Boltless rack for auto parts storage works because it matches the actual stock profile: light to medium weight, wide SKU count, frequent layout changes. The discipline that separates a working workshop stockroom from a chaotic one is in the bin design, the velocity zoning, and the FIFO rotation, not in the rack model.

Get a workshop-specific stockroom layout designed and installed by NTL Storage’s racking team, and the parts counter starts running faster from week one.

FAQ About Boltless Rack Auto Parts Storage

What is the best racking for a Singapore auto workshop stockroom?

Boltless shelving is the default choice for most Singapore auto workshops because the parts are light to medium weight, the SKU count is wide, and the layout has to change as model years turn over. For heavy parts above 50 kg per piece or shelves carrying over 400 kg, longspan shelving is the natural step up.

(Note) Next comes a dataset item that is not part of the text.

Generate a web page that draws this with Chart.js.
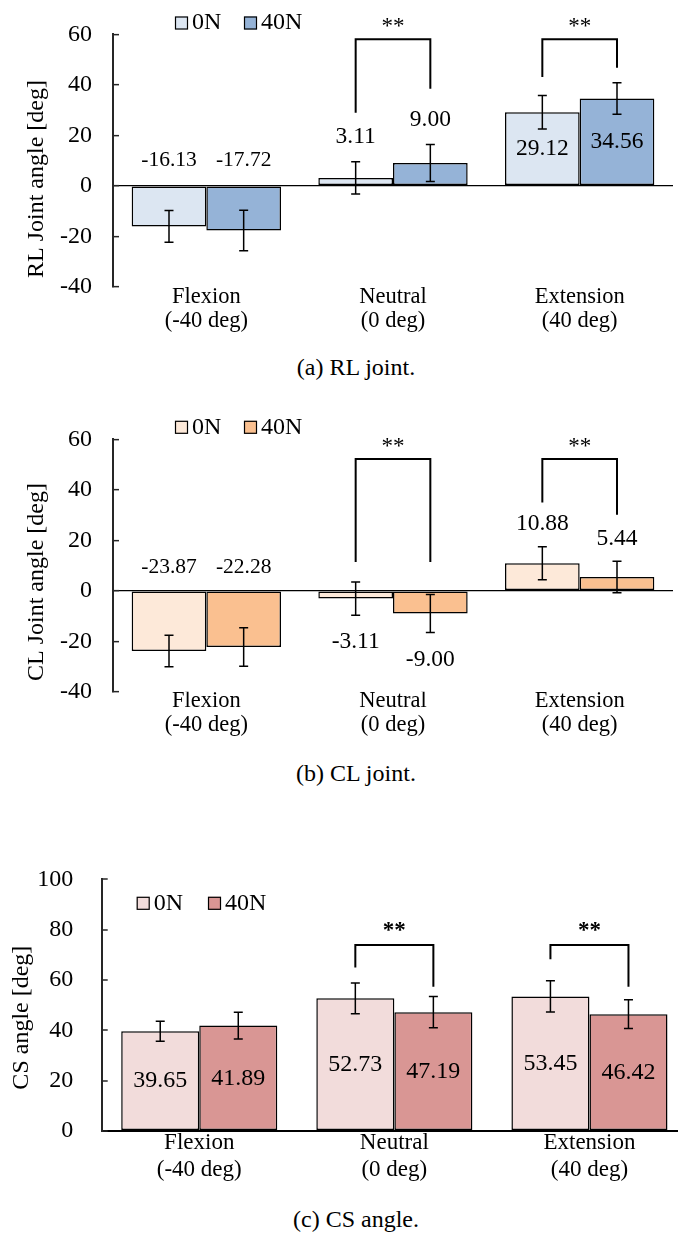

How much weight can a boltless rack shelf hold?

A standard particleboard-decked boltless shelf in Singapore holds 150 to 250 kg per shelf at 900 to 1,200 mm beam span, uniformly distributed. Steel-decked shelves carry 300 to 500 kg at the same span. The rating is uniform load, not point load, so heavy items dropped on one corner can still cause a deck failure.

How do you organise an auto parts stockroom for fast picking?

Use ABC velocity zoning: place the top 20 percent of SKUs (brake pads, oil filters, common consumables) at waist to shoulder height in the bays closest to the parts counter. Label every bin with the front facing the aisle. Keep heavy parts at mid-height between 750 mm and 1,350 mm above floor for ergonomic picking.

Do I need to anchor my workshop boltless racks?

Yes for any boltless rack over 1.8 metres tall or carrying heavy loads. Freestanding boltless shelves are prone to tipping when loaded unevenly, and the Workplace Safety and Health Act Section 12 employer duty makes this an audit point for MOM workshop inspections. Floor anchors or rack-to-rack connectors are the standard fix.

What is the difference between boltless and longspan shelving for workshops?

Boltless shelving carries 150 to 500 kg per shelf, suits small to medium parts in bins, and assembles without tools. Longspan shelving carries 500 to 800 kg per beam pair, suits heavier and bulkier items like alternators and brake discs in bulk, and uses a stronger upright frame with bolt-in beams. Most workshops use both, in different zones.